3. Use push notifications strategically
Push notifications can be powerful re-engagement tools, but they require careful implementation. Poorly timed or irrelevant notifications are a leading cause of app uninstalls.
Send notifications at optimal times based on individual user behavior patterns, not arbitrary schedules. Ensure every notification provides genuine value—whether that’s relevant content updates, personalized offers, or timely reminders about incomplete actions.
Allow users to customize their notification preferences and respect those choices. Quality always trumps quantity; a few well-targeted notifications outperform frequent generic ones.
4. Implement effective re-engagement campaigns
Proactive re-engagement reaches users before they fully disengage. Monitor user activity patterns to identify those showing early signs of churn, such as decreased session frequency, shorter session lengths, or reduced feature usage.
For at-risk users, implement targeted campaigns that might include special offers, personalized content recommendations, feature highlights they haven’t explored, or simple check-in messages. In-app notifications can prompt users who haven’t visited recently about new content or features.
Consider implementing win-back campaigns for users who have already churned, offering incentives to return and addressing the potential reasons for their departure.
5. Leverage cohort analysis for insights
Cohort analysis divides users into groups based on shared characteristics or acquisition dates, allowing you to identify patterns that correlate with higher or lower retention.
Compare cohorts to discover which acquisition channels bring the most engaged users, which onboarding variations produce better retention, how product changes affect different user segments, and which user behaviors predict long-term engagement.
Key questions to explore through cohort analysis include:
- Which acquisition channels deliver users with the highest retention?
- What actions do retained users take in their first session?

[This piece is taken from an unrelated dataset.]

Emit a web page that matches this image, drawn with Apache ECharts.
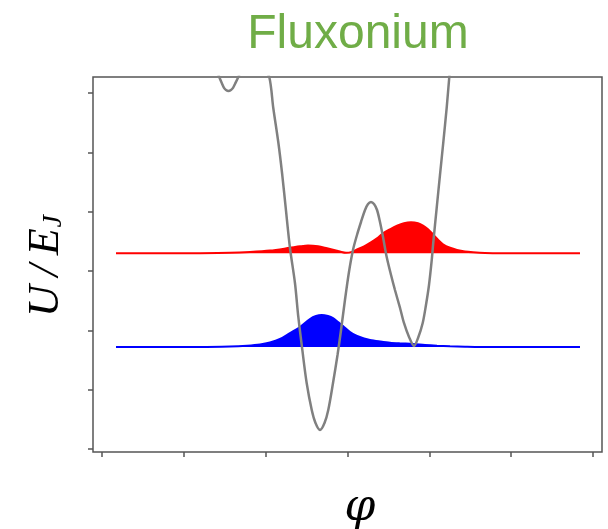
<!DOCTYPE html>
<html>
<head>
<meta charset="utf-8">
<script src="https://cdn.jsdelivr.net/npm/echarts@6/dist/echarts.min.js"></script>
<style>
html,body{margin:0;padding:0;background:#fff;}
#chart{width:608px;height:529px;}
</style>
</head>
<body>
<div id="chart"></div>
<script>
// Potential U(phi)/E_J (gray curve)
const potentialPhi = [-1.741,-1.656,-1.567,-1.534,-1.509,-1.485,-1.454,-1.424,-1.399,-1.375,-1.334,-1.277,-1.191,-1.106,-1.033,-0.956,-0.907,-0.846,-0.797,-0.755,-0.703,-0.642,-0.601,-0.552,-0.499,-0.437,-0.391,-0.336,-0.281,-0.235,-0.177,-0.122,-0.079,-0.031,0.018,0.067,0.116,0.165,0.214,0.251,0.287,0.324,0.361,0.397,0.434,0.479,0.532,0.580,0.642,0.690,0.752,0.813,0.862,0.919,0.959,0.996,1.027,1.049,1.090,1.130,1.171,1.212,1.244,1.277,1.314];
const potentialU   = [7.062,6.641,6.270,6.161,6.086,6.051,6.034,6.051,6.086,6.152,6.270,6.455,6.590,6.557,6.439,6.270,5.748,5.174,4.618,4.062,3.388,2.798,2.225,1.669,1.112,0.657,0.438,0.320,0.438,0.657,1.112,1.584,2.006,2.511,2.983,3.354,3.607,3.826,4.028,4.129,4.163,4.129,4.028,3.826,3.573,3.236,2.933,2.680,2.377,2.124,1.888,1.736,1.871,2.124,2.427,2.764,3.152,3.489,4.062,4.618,5.174,5.748,6.270,6.725,7.231];

// Ground state (blue): energy level and probability density
const groundEnergy = 1.719;
const groundPhi  = [-2.829,-1.802,-1.436,-1.228,-1.069,-0.947,-0.825,-0.703,-0.580,-0.458,-0.385,-0.315,-0.238,-0.177,-0.116,-0.055,0.031,0.116,0.202,0.275,0.397,0.519,0.642,0.800,0.947,1.094,1.253,1.436,1.619,2.841];
const groundDens = [0,0,0.008,0.022,0.042,0.076,0.135,0.236,0.337,0.472,0.522,0.539,0.522,0.489,0.421,0.354,0.253,0.185,0.143,0.118,0.093,0.072,0.061,0.051,0.034,0.022,0.013,0.005,0,0];

// Excited state (red)
const excitedEnergy = 3.298;
const excitedPhi  = [-2.829,-1.802,-1.436,-1.191,-0.947,-0.703,-0.580,-0.483,-0.360,-0.251,-0.153,-0.092,-0.018,0.055,0.116,0.202,0.275,0.360,0.434,0.519,0.605,0.690,0.776,0.862,0.923,0.984,1.045,1.106,1.167,1.253,1.338,1.436,1.534,1.680,1.864,2.841];
const excitedDens = [0,0.003,0.008,0.022,0.046,0.093,0.118,0.131,0.118,0.084,0.051,0.029,0.008,0.025,0.067,0.118,0.177,0.253,0.337,0.405,0.464,0.506,0.522,0.506,0.467,0.405,0.320,0.228,0.152,0.093,0.056,0.030,0.017,0.005,0,0];

const xTicks = [-3,-2,-1,0,1,2,3];
const yTicks = [0,1,2,3,4,5,6];

const titleText = 'Fluxonium';
const xLabel = '\u03C6';

const chart = echarts.init(document.getElementById('chart'), null, {renderer:'canvas'});

const zip = (a,b,off) => a.map((v,i)=>[v, b[i] + (off||0)]);

const axisColor = '#555555';

chart.setOption({
  animation:false,
  backgroundColor:'#ffffff',
  title:{
    text:titleText,
    left:353, top:6, textAlign:'center',
    textStyle:{color:'#70AD47', fontFamily:'Liberation Sans', fontSize:48, fontWeight:'normal'}
  },
  grid:{left:93, top:77, width:509, height:375, show:true, borderColor:axisColor, borderWidth:1.5, backgroundColor:'transparent'},
  xAxis:{
    type:'value', min:-3.110, max:3.110,
    axisLine:{show:false, onZero:false},
    axisTick:{show:true, customValues:xTicks, length:5, inside:false, lineStyle:{color:axisColor, width:1.5}},
    axisLabel:{show:false},
    splitLine:{show:false}
  },
  yAxis:{
    type:'value', min:-0.051, max:6.270,
    axisLine:{show:false, onZero:false},
    axisTick:{show:true, customValues:yTicks, length:5, inside:false, lineStyle:{color:axisColor, width:1.5}},
    axisLabel:{show:false},
    splitLine:{show:false}
  },
  graphic:[
    {type:'text', x:46, y:266, rotation:Math.PI/2, z:10,
      style:{text:'{a|U\u2009/\u2009E}{b|J}', align:'center', verticalAlign:'middle',
        rich:{
          a:{fontFamily:'Liberation Serif', fontStyle:'italic', fontSize:44, fill:'#000'},
          b:{fontFamily:'Liberation Serif', fontStyle:'italic', fontSize:28, fill:'#000', verticalAlign:'bottom', padding:[16,0,0,1]}
        }}},
    {type:'text', x:360, y:509, z:10,
      style:{text:xLabel, fontFamily:'DejaVu Serif', fontStyle:'italic', fontSize:44, fill:'#000', align:'center', verticalAlign:'middle'}}
  ],
  series:[
    {type:'line', name:'ground', data:zip(groundPhi, groundDens, groundEnergy), showSymbol:false, smooth:0.3,
      lineStyle:{color:'#0000FF', width:2}, areaStyle:{color:'#0000FF', opacity:1, origin:groundEnergy}, z:2},
    {type:'line', name:'excited', data:zip(excitedPhi, excitedDens, excitedEnergy), showSymbol:false, smooth:0.3,
      lineStyle:{color:'#FF0000', width:2}, areaStyle:{color:'#FF0000', opacity:1, origin:excitedEnergy}, z:3},
    {type:'line', name:'potential', data:zip(potentialPhi, potentialU), showSymbol:false, smooth:0.3, clip:true,
      lineStyle:{color:'#808080', width:2.5}, z:4}
  ]
});
</script>
</body>
</html>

- How quickly do successful users complete key activation events?
- Which features correlate with long-term engagement?
6. Continuously improve app performance
Technical issues are a significant driver of churn. Users have little patience for apps that crash, load slowly, or behave unpredictably.

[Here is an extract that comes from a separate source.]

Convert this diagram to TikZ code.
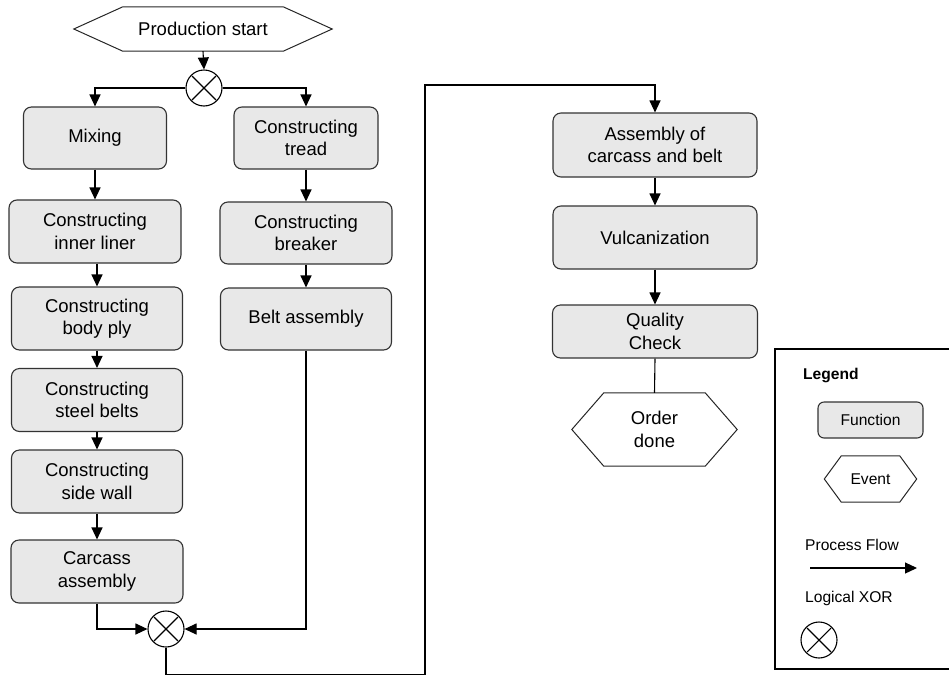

Regularly audit your app’s performance, including load times, memory usage, battery consumption, and crash rates. Prioritize fixing user-reported bugs promptly—responsiveness to issues demonstrates that you value user feedback.
Monitor your app store ratings and reviews for patterns in technical complaints, as these often reveal problems affecting larger numbers of users who don’t report issues directly.
7. Collect and act on user feedback
Direct user feedback provides invaluable insights into why users churn and what improvements would keep them engaged.
Implement multiple feedback channels: in-app surveys (timed appropriately), app store review responses, support ticket analysis, and direct user interviews when possible. Ask churned users specifically why they left when you can reach them.
Most importantly, act on the feedback you receive and communicate those improvements back to users. When users see their suggestions implemented, they feel valued and become more invested in your app’s success.
Final thoughts
Churn rate is one of the most critical metrics for mobile app success, directly impacting revenue, growth potential, and long-term sustainability. While some level of churn is inevitable, understanding why users leave and implementing targeted strategies to address those reasons can dramatically improve your retention rates.
The key to reducing churn lies in a comprehensive approach: optimizing the onboarding experience to hook users early, personalizing engagement to maintain relevance, leveraging data and cohort analysis to identify at-risk users, and continuously improving your app based on user feedback and performance metrics.
Remember that reducing churn is not a one-time effort but an ongoing process of measurement, analysis, and optimization. By treating churn reduction as a core business priority and systematically addressing the factors that drive users away, you can build a more sustainable and profitable mobile app business.